North Carolina simply has too much depth up front and talent in the backfield for a South Carolina defensive line led by Florence (S.C.) West Florence stud Malliciah Goodman. Greenwood, S.C., star Sam Montgomery, listed on the South Carolina roster as a linebacker, had better be utilized as a down lineman on passing downs to get a pass rush. And Goodman's teammate, linebacker Avery Murray, will need to have a big day and avoid the North Carolina offensive line at the second level.
The strength of the South Carolina defense is in the defensive backfield and some big plays could keep them in the game. Duncan (S.C.) Byrnes safety Justin Bright and Roebuck (S.C.) Dorman star Walt Canty will be ready to pounce on any mistake from the North Carolina quarterbacks. And Greenwood, S.C. standout D.J. Swearinger and Beaufort, S.C., athlete Jimmy Legree are also ball hawks and excellent in coverage. Central (S.C.) D.W. Daniel cornerback Jerrodd Williams adds speed and depth. Fayetteville (N.C.) Jack Britt quarterback Everett Proctor isn't a natural at the position and Vanceboro (N.C.) West Craven signal-caller Brett Mooring has thrown his share of picks during his career.

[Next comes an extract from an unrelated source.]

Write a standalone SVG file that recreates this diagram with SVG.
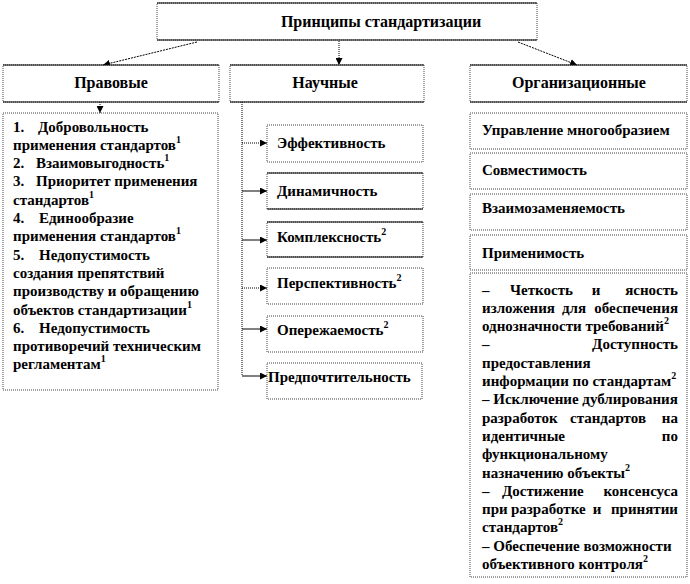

The secondary will have to keep things in front of them facing North Carolina speedsters Jheranie Boyd and Corey Gattis. Boyd, from Gastonia (N.C.) Ashbrook, is one of the fastest players in the country and Gattis, from Durham (N.C.) Hillside, is as shifty as they come in space. However, you have to give the edge to the South Carolina secondary here based on depth and playmaking ability.
All in all, the game itself should be a good one but it is clear that the North Carolina defense could be the difference, at least on paper. However, as we all know, games aren't played on paper and anything can happen. Depth on both sides of the ball may be on the side of North Carolina, but one or two big plays on either side can break open the game.